Retype only what runs from the beginning of the data through the line with "d => colors[d.data.i]);"; please omit the pictures and keep every line exact.

**SUPPLIED DATA**

[start]

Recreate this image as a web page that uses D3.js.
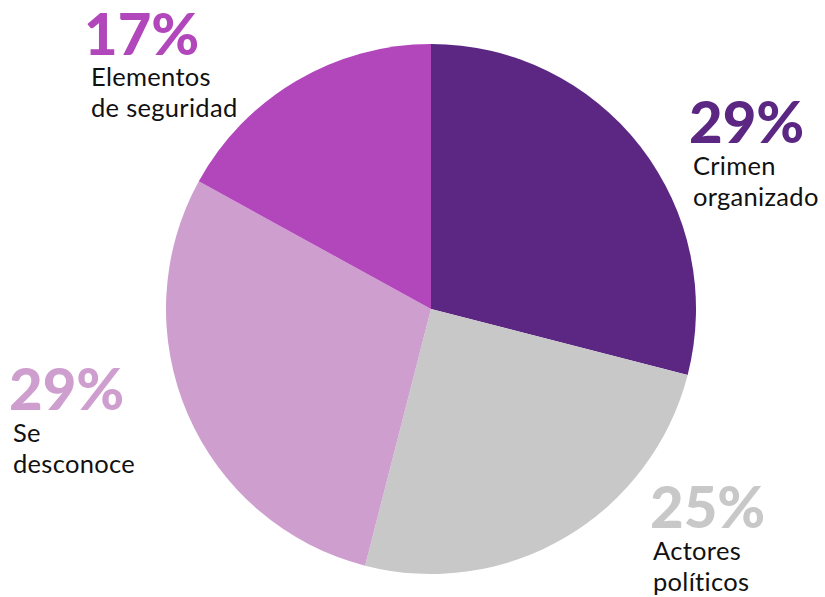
<!DOCTYPE html>
<html><head><meta charset="utf-8">
<script src="https://cdn.jsdelivr.net/npm/d3@7"></script>
<style>body{margin:0;background:#fff}svg{display:block}</style>
</head><body>
<script>
const categories = ["Crimen organizado", "Actores políticos", "Se desconoce", "Elementos de seguridad"];
const values = [29, 25, 29, 17];
const colors = ["#5c2783", "#c8c8c8", "#ce9ecf", "#b246bb"];
const labelLines = [["Crimen", "organizado"], ["Actores", "políticos"], ["Se", "desconoce"], ["Elementos", "de seguridad"]];
const pctPos = [[689, 143], [650, 528], [9, 410], [84, 55]];
const labelPos = [[693, 175], [653, 560], [13, 442], [91, 86]];

const W = 825, H = 597;
const svg = d3.select("body").append("svg").attr("width", W).attr("height", H);
const cx = 431, cy = 309, r = 265;
const data = categories.map((c, i) => ({c, v: values[i], i}));
const pie = d3.pie().value(d => d.v).sort(null);
const arc = d3.arc().innerRadius(0).outerRadius(r);
const g = svg.append("g").attr("transform", `translate(${cx},${cy})`);
g.selectAll("path").data(pie(data)).join("path")
  .attr("d", arc).attr("fill", d => colors[d.data.i]);

data.forEach((d, i) => {
  const [x, y] = pctPos[i];
  svg.append("text").attr("x", x).attr("y", y)
    .attr("font-family", "Lato").attr("font-weight", 900).attr("font-size", 58)
    .attr("fill", colors[i]).text(d.v + "%");
  const [lx, ly] = labelPos[i];
  labelLines[i].forEach((l, j) => {
    svg.append("text").attr("x", lx).attr("y", ly + j * 30.5)
      .attr("font-family", "Lato").attr("font-size", 25.5).attr("letter-spacing", 0.3)
      .attr("fill", "#111").text(l);
  });
});
</script>
</body></html>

[end]

**FINAL ANSWER**
Recreate this image as a web page that uses D3.js.
<!DOCTYPE html>
<html><head><meta charset="utf-8">
<script src="https://cdn.jsdelivr.net/npm/d3@7"></script>
<style>body{margin:0;background:#fff}svg{display:block}</style>
</head><body>
<script>
const categories = ["Crimen organizado", "Actores políticos", "Se desconoce", "Elementos de seguridad"];
const values = [29, 25, 29, 17];
const colors = ["#5c2783", "#c8c8c8", "#ce9ecf", "#b246bb"];
const labelLines = [["Crimen", "organizado"], ["Actores", "políticos"], ["Se", "desconoce"], ["Elementos", "de seguridad"]];
const pctPos = [[689, 143], [650, 528], [9, 410], [84, 55]];
const labelPos = [[693, 175], [653, 560], [13, 442], [91, 86]];

const W = 825, H = 597;
const svg = d3.select("body").append("svg").attr("width", W).attr("height", H);
const cx = 431, cy = 309, r = 265;
const data = categories.map((c, i) => ({c, v: values[i], i}));
const pie = d3.pie().value(d => d.v).sort(null);
const arc = d3.arc().innerRadius(0).outerRadius(r);
const g = svg.append("g").attr("transform", `translate(${cx},${cy})`);
g.selectAll("path").data(pie(data)).join("path")
  .attr("d", arc).attr("fill", d => colors[d.data.i]);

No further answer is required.